BIS Gold Swaps: Commercial Banks Swapped Customers' Gold for US Dollar, According to Financial Times

and GATA, Gold Anti-Trust Action Committee, casts a doubtful eye.

This blog reported on the mysterious transaction between the Bank for International Settlements (BIS) and the entity (or entities) that could only be a central bank, or so it seemed at that time. Now, UK's Financial Times reports it was with commercial banks in need for US dollar.

Gold in BIS swaps said to have come from looted bank customers' deposits (CHRIS POWELL, 7/30/2010 GATA Daily Dispatches)

"If you want to believe the Financial Times, the 346 tonnes of gold swaps recently undertaken surreptitiously by the Bank for International Settlements were a matter of the BIS' requiring three of the world's biggest banks to pledge gold as collateral against U.S. dollar deposits placed with them by the BIS so the BIS could earn a little interest. According to the FT, the banks also needed to raise cash and so were glad to obtain it by collateralizing the BIS' deposits with gold.

"The FT's latest account of the transaction, published Thursday and appended here, is surely the account the BIS would like the world to settle for as curiosity about the swaps is increasing and raising concerns about the grotesque unaccountability of central banks. And as the mouthpiece of the financial establishment, the FT surely was only too happly to convey this unofficial official story. But it's a doubtful story and raises questions of its own.

"For why would the BIS deposit money with banks considered so shaky that they would have to be required to pledge gold to secure the deposits? Wouldn't U.S., British, German, or French government bonds provide sufficient income and security for the BIS' funds? The BIS' annual report suggests that the bank already holds such bonds:

"By depositing money at the three banks -- HSBC, Societe Generale, and BNP Paribas -- according to the FT -- was the BIS really hoping to earn get premium yields from the great business those banks have done lending on condominiums in Florida, Nice, and Madrid?

"And remarkably, according to the FT the gold obtained by the BIS as collateral from the three banks didn't really belong to the banks at all. Rather, as the GATA Dispatch suggested sarcastically three weeks ago (, the gold was essentially looted from the three banks' own gold depositors." [Emphasis is mine.

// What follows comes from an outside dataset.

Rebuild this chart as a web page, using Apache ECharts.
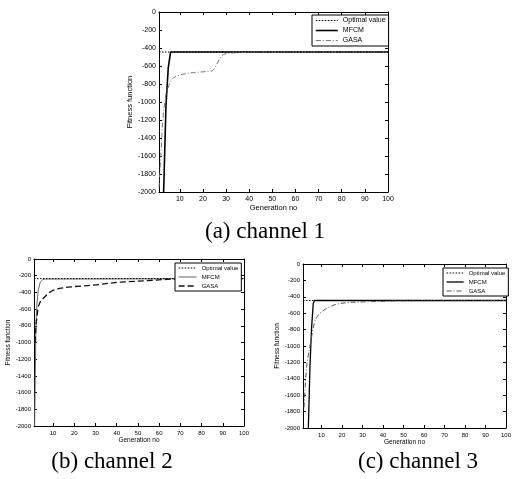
<!DOCTYPE html>
<html>
<head>
<meta charset="utf-8">
<script src="https://cdn.jsdelivr.net/npm/echarts@6/dist/echarts.min.js"></script>
<style>html,body{margin:0;padding:0;background:#fff}#c{width:514px;height:479px}</style>
</head>
<body>
<div id="c"></div>
<script>
// ---------- data ----------
const seriesNames = ['Optimal value', 'MFCM', 'GASA'];
const xTicks = [10, 20, 30, 40, 50, 60, 70, 80, 90, 100];
const captions = ['(a) channel 1', '(b) channel 2', '(c) channel 3'];

// (a) channel 1
const optA_x = [1, 100];
const optA_y = [-445, -445];
const mfcmA_x = [3, 4, 5, 6, 100];
const mfcmA_y = [-2000, -1050, -620, -445, -445];
const gasaA_x = [1, 2, 2.5, 3, 4, 4.5, 6, 7.5, 10, 13, 16, 20, 24, 25, 26, 27, 28, 29, 31, 35, 40, 100];
const gasaA_y = [-1950, -1500, -1250, -1100, -910, -870, -765, -725, -700, -682, -672, -665, -655, -630, -580, -530, -490, -470, -458, -452, -447, -445];

// (b) channel 2
const optB_x = [1, 100];
const optB_y = [-235, -235];
const mfcmB_x = [1.3, 1.9, 2.3, 3, 4, 5, 6, 100];
const mfcmB_y = [-2000, -810, -560, -370, -275, -250, -240, -235];
const gasaB_x = [1.5, 2, 3, 4, 5, 6, 8, 10, 13, 17, 20, 25, 32, 40, 50, 60, 65, 70, 100];
const gasaB_y = [-1000, -780, -570, -510, -480, -455, -405, -375, -352, -338, -330, -322, -305, -280, -265, -250, -242, -237, -235];

// (c) channel 3
const optC_x = [1, 100];
const optC_y = [-445, -445];
const mfcmC_x = [3.6, 4.4, 5.2, 6, 6.6, 100];
const mfcmC_y = [-2000, -1250, -770, -480, -445, -445];
const gasaC_x = [1.5, 2.3, 3, 4, 5, 6, 7, 8, 9, 10, 12, 15, 17, 20, 25, 30, 37, 45, 100];
const gasaC_y = [-1750, -1400, -1200, -1050, -920, -770, -680, -640, -605, -585, -550, -512, -492, -478, -467, -462, -457, -450, -445];

// ---------- styles / layout ----------
const pts = (xs, ys) => xs.map((x, i) => [x, ys[i]]);
const dots = [1.5, 1.5];
const dashDot = [5, 2, 1, 2];
const longDash = [6, 3];

const panels = [
  { grid: {left: 159, top: 12, width: 229, height: 180}, fs: 7, yGap: 23, xGap: 11,
    legend: {left: 312, top: 15, itemWidth: 22, fs: 7, gap: 3},
    cap: {x: 265, y: 232},
    data: [[optA_x, optA_y], [mfcmA_x, mfcmA_y], [gasaA_x, gasaA_y]],
    styles: [
      {color: '#000', width: 1, type: dots},
      {color: '#000', width: 1.6, type: 'solid'},
      {color: '#777', width: 1, type: dashDot}
    ]},
  { grid: {left: 34, top: 259, width: 210, height: 167}, fs: 6, yGap: 21, xGap: 10,
    legend: {left: 175, top: 263, itemWidth: 18, fs: 6, gap: 3},
    cap: {x: 112, y: 462},
    data: [[optB_x, optB_y], [mfcmB_x, mfcmB_y], [gasaB_x, gasaB_y]],
    styles: [
      {color: '#000', width: 1, type: dots},
      {color: '#666', width: 1, type: 'solid'},
      {color: '#111', width: 1.3, type: longDash}
    ]},
  { grid: {left: 303, top: 264, width: 205, height: 164}, fs: 6, yGap: 17, xGap: 9,
    legend: {left: 443, top: 268, itemWidth: 17, fs: 6, gap: 3},
    cap: {x: 418, y: 462},
    data: [[optC_x, optC_y], [mfcmC_x, mfcmC_y], [gasaC_x, gasaC_y]],
    styles: [
      {color: '#000', width: 1, type: dots},
      {color: '#000', width: 1.3, type: 'solid'},
      {color: '#555', width: 1, type: dashDot}
    ]}
];

const font = 'Liberation Sans';
const grids = [], xAxes = [], yAxes = [], series = [], legends = [], graphics = [];
const hidden = {color: 'rgba(0,0,0,0)', borderColor: 'rgba(0,0,0,0)', borderWidth: 0, opacity: 0};

panels.forEach((p, i) => {
  grids.push(p.grid);
  const tick = {show: true, inside: true, length: 3, lineStyle: {color: '#000', width: 1}};
  const line = {show: true, onZero: false, lineStyle: {color: '#000', width: 1}};
  xAxes.push({
    type: 'value', gridIndex: i, min: 1, max: 100, position: 'bottom',
    axisLine: line, axisTick: Object.assign({customValues: xTicks}, tick),
    axisLabel: {customValues: xTicks, fontSize: p.fs, color: '#000', fontFamily: font, margin: 4},
    splitLine: {show: false},
    name: 'Generation no', nameLocation: 'middle', nameGap: p.xGap,
    nameTextStyle: {fontSize: p.fs + 0.5, color: '#000', fontFamily: font}
  });
  xAxes.push({
    type: 'value', gridIndex: i, min: 1, max: 100, position: 'top',
    axisLine: line, axisTick: Object.assign({customValues: xTicks}, tick),
    axisLabel: {show: false}, splitLine: {show: false}
  });
  yAxes.push({
    type: 'value', gridIndex: i, min: -2000, max: 0, interval: 200, position: 'left',
    axisLine: line, axisTick: tick,
    axisLabel: {fontSize: p.fs, color: '#000', fontFamily: font, margin: 3,
                formatter: v => String(v)},
    splitLine: {show: false},
    name: 'Fitness function', nameLocation: 'middle', nameGap: p.yGap, nameRotate: 90,
    nameTextStyle: {fontSize: p.fs + 0.5, color: '#000', fontFamily: font}
  });
  yAxes.push({
    type: 'value', gridIndex: i, min: -2000, max: 0, interval: 200, position: 'right',
    axisLine: line, axisTick: tick, axisLabel: {show: false}, splitLine: {show: false}
  });
  p.data.forEach((d, k) => {
    series.push({
      type: 'line', name: seriesNames[k], xAxisIndex: 2 * i, yAxisIndex: 2 * i,
      data: pts(d[0], d[1]), symbol: 'none', showSymbol: false, animation: false,
      lineStyle: p.styles[k], itemStyle: {color: p.styles[k].color}, z: k === 0 ? 3 : 2,
      clip: true
    });
  });
  legends.push({
    orient: 'vertical', left: p.legend.left, top: p.legend.top,
    itemWidth: p.legend.itemWidth, itemHeight: 6, itemGap: p.legend.gap,
    padding: [2, 3, 2, 3], borderColor: '#000', borderWidth: 1, borderRadius: 0,
    backgroundColor: '#fff', selectedMode: false,
    textStyle: {fontSize: p.legend.fs, color: '#000', fontFamily: font},
    data: seriesNames.map((n, k) => ({name: n, lineStyle: p.styles[k], itemStyle: hidden}))
  });
  graphics.push({
    type: 'text', x: p.cap.x, y: p.cap.y,
    style: {text: captions[i], font: '23px "Liberation Serif"', fill: '#000',
            align: 'center', verticalAlign: 'middle', textAlign: 'center', textVerticalAlign: 'middle'}
  });
});

const chart = echarts.init(document.getElementById('c'), null, {renderer: 'canvas'});
chart.setOption({
  animation: false,
  backgroundColor: '#fff',
  grid: grids, xAxis: xAxes, yAxis: yAxes, series: series,
  legend: legends, graphic: graphics
});
</script>
</body>
</html>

The article continues, with the Financial Times article appended.]

The Bank for International Settlements has positioned itself as the central bank of the world's central banks in recent years, as the bank has become wholly owned by the central banks. Its board of directors are the central bankers of the world. And it wants to earn a favorable rate on its US dollar holding of slightly under $15 billion (346 tonnes of gold times $1200 per ounce). Its balance sheet is SDR 265 billion at 30 September 2009, which is about US$400 billion (US$1 = SDR 0.6585380000 as of July 30, 2010, IMF), so $17 billion represents 3.75% of the balance sheet.

This central bank of the central banks has two representative offices, one in Hong Kong and another in Mexico City. A very peculiar choice of locations, wouldn't you say?

Whenever I see the name "BIS", my eyes always skip the middle letter.